Aim:
Starting at the top of the listing, extract every line up to and including the one with "0.8539, 0.7826], facecolor=bg)". Pictures stay out of the copy.

Recorded information:
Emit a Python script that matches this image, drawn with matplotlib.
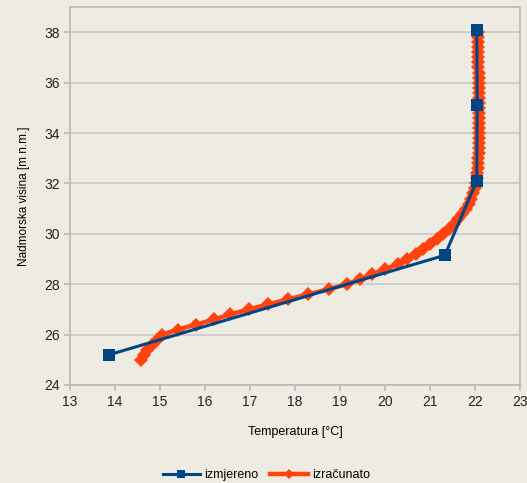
import matplotlib.pyplot as plt

plt.rcParams['font.family'] = ['Liberation Sans', 'DejaVu Sans']

# measured profile
t_izmjereno = [13.87, 21.33, 22.04, 22.05, 22.04]
h_izmjereno = [25.2, 29.15, 32.1, 35.1, 38.1]

# calculated profile
t_izracunato = [14.58, 14.64, 14.72, 14.82, 14.93, 15.05, 15.4, 15.8, 16.2, 16.56,
                16.97, 17.4, 17.85, 18.3, 18.75, 19.15, 19.45, 19.72, 20.0, 20.3,
                20.5, 20.68, 20.85, 21.0, 21.15, 21.3, 21.42, 21.53, 21.63, 21.72,
                21.8, 21.86, 21.91, 21.95, 21.99, 22.02, 22.04, 22.05, 22.06, 22.07,
                22.07, 22.08, 22.08, 22.08, 22.08, 22.08, 22.08, 22.08, 22.08, 22.08,
                22.08, 22.08, 22.08, 22.08, 22.08, 22.08, 22.08, 22.08, 22.07, 22.07,
                22.07, 22.07, 22.07, 22.07, 22.07, 22.07]
h_izracunato = [25.0, 25.2, 25.4, 25.6, 25.8, 26.0, 26.2, 26.4, 26.6, 26.8,
                27.0, 27.2, 27.4, 27.6, 27.8, 28.0, 28.2, 28.4, 28.6, 28.8,
                29.0, 29.2, 29.4, 29.6, 29.8, 30.0, 30.2, 30.4, 30.6, 30.8,
                31.0, 31.2, 31.4, 31.6, 31.8, 32.0, 32.2, 32.4, 32.6, 32.8,
                33.0, 33.2, 33.4, 33.6, 33.8, 34.0, 34.2, 34.4, 34.6, 34.8,
                35.0, 35.2, 35.4, 35.6, 35.8, 36.0, 36.2, 36.4, 36.6, 36.8,
                37.0, 37.2, 37.4, 37.6, 37.8, 38.0]

x_ticks = list(range(13, 24))
y_ticks = list(range(24, 40, 2))

bg = '#eeebe2'
edge = '#b8b8b8'

fig = plt.figure(figsize=(5.27, 4.83), dpi=100, facecolor=bg)
ax = fig.add_axes([0.1328, 0.2029, 0.8539, 0.7826], facecolor=bg)

ax.plot(t_izracunato, h_izracunato, color='#ff420e', lw=3.2, marker='D',
        markersize=7, markeredgewidth=0, label='izračunato', zorder=3)
ax.plot(t_izmjereno, h_izmjereno, color='#004586', lw=2.2, marker='s',
        markersize=8, markeredgewidth=0, label='izmjereno', zorder=4)

ax.set_xlim(13, 23)
ax.set_ylim(24, 39)
ax.set_xticks(x_ticks)
ax.set_yticks(y_ticks)
ax.grid(axis='y', color='#c8c8c8', lw=1.2)
ax.set_axisbelow(True)
for s in ax.spines.values():
    s.set_color(edge)
    s.set_linewidth(1.2)
ax.tick_params(colors=edge, labelcolor='#222222', labelsize=10, length=4, width=1.2)

ax.set_xlabel('Temperatura [°C]', fontsize=9, labelpad=12)
ax.set_ylabel('Nadmorska visina [m n.m.]', fontsize=8.5, labelpad=10)

handles, labels = ax.get_legend_handles_labels()
fig.legend(handles[::-1], labels[::-1], loc='center', bbox_to_anchor=(0.505, 0.016),
           ncol=2, frameon=False, fontsize=9, handlelength=3, columnspacing=1.0,
           handletextpad=0.3, markerscale=0.7)

fig.savefig('out.png', dpi=100, facecolor=bg)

Exercise answer:
Emit a Python script that matches this image, drawn with matplotlib.
import matplotlib.pyplot as plt

plt.rcParams['font.family'] = ['Liberation Sans', 'DejaVu Sans']

# measured profile
t_izmjereno = [13.87, 21.33, 22.04, 22.05, 22.04]
h_izmjereno = [25.2, 29.15, 32.1, 35.1, 38.1]

# calculated profile
t_izracunato = [14.58, 14.64, 14.72, 14.82, 14.93, 15.05, 15.4, 15.8, 16.2, 16.56,
                16.97, 17.4, 17.85, 18.3, 18.75, 19.15, 19.45, 19.72, 20.0, 20.3,
                20.5, 20.68, 20.85, 21.0, 21.15, 21.3, 21.42, 21.53, 21.63, 21.72,
                21.8, 21.86, 21.91, 21.95, 21.99, 22.02, 22.04, 22.05, 22.06, 22.07,
                22.07, 22.08, 22.08, 22.08, 22.08, 22.08, 22.08, 22.08, 22.08, 22.08,
                22.08, 22.08, 22.08, 22.08, 22.08, 22.08, 22.08, 22.08, 22.07, 22.07,
                22.07, 22.07, 22.07, 22.07, 22.07, 22.07]
h_izracunato = [25.0, 25.2, 25.4, 25.6, 25.8, 26.0, 26.2, 26.4, 26.6, 26.8,
                27.0, 27.2, 27.4, 27.6, 27.8, 28.0, 28.2, 28.4, 28.6, 28.8,
                29.0, 29.2, 29.4, 29.6, 29.8, 30.0, 30.2, 30.4, 30.6, 30.8,
                31.0, 31.2, 31.4, 31.6, 31.8, 32.0, 32.2, 32.4, 32.6, 32.8,
                33.0, 33.2, 33.4, 33.6, 33.8, 34.0, 34.2, 34.4, 34.6, 34.8,
                35.0, 35.2, 35.4, 35.6, 35.8, 36.0, 36.2, 36.4, 36.6, 36.8,
                37.0, 37.2, 37.4, 37.6, 37.8, 38.0]

x_ticks = list(range(13, 24))
y_ticks = list(range(24, 40, 2))

bg = '#eeebe2'
edge = '#b8b8b8'

fig = plt.figure(figsize=(5.27, 4.83), dpi=100, facecolor=bg)
ax = fig.add_axes([0.1328, 0.2029, 0.8539, 0.7826], facecolor=bg)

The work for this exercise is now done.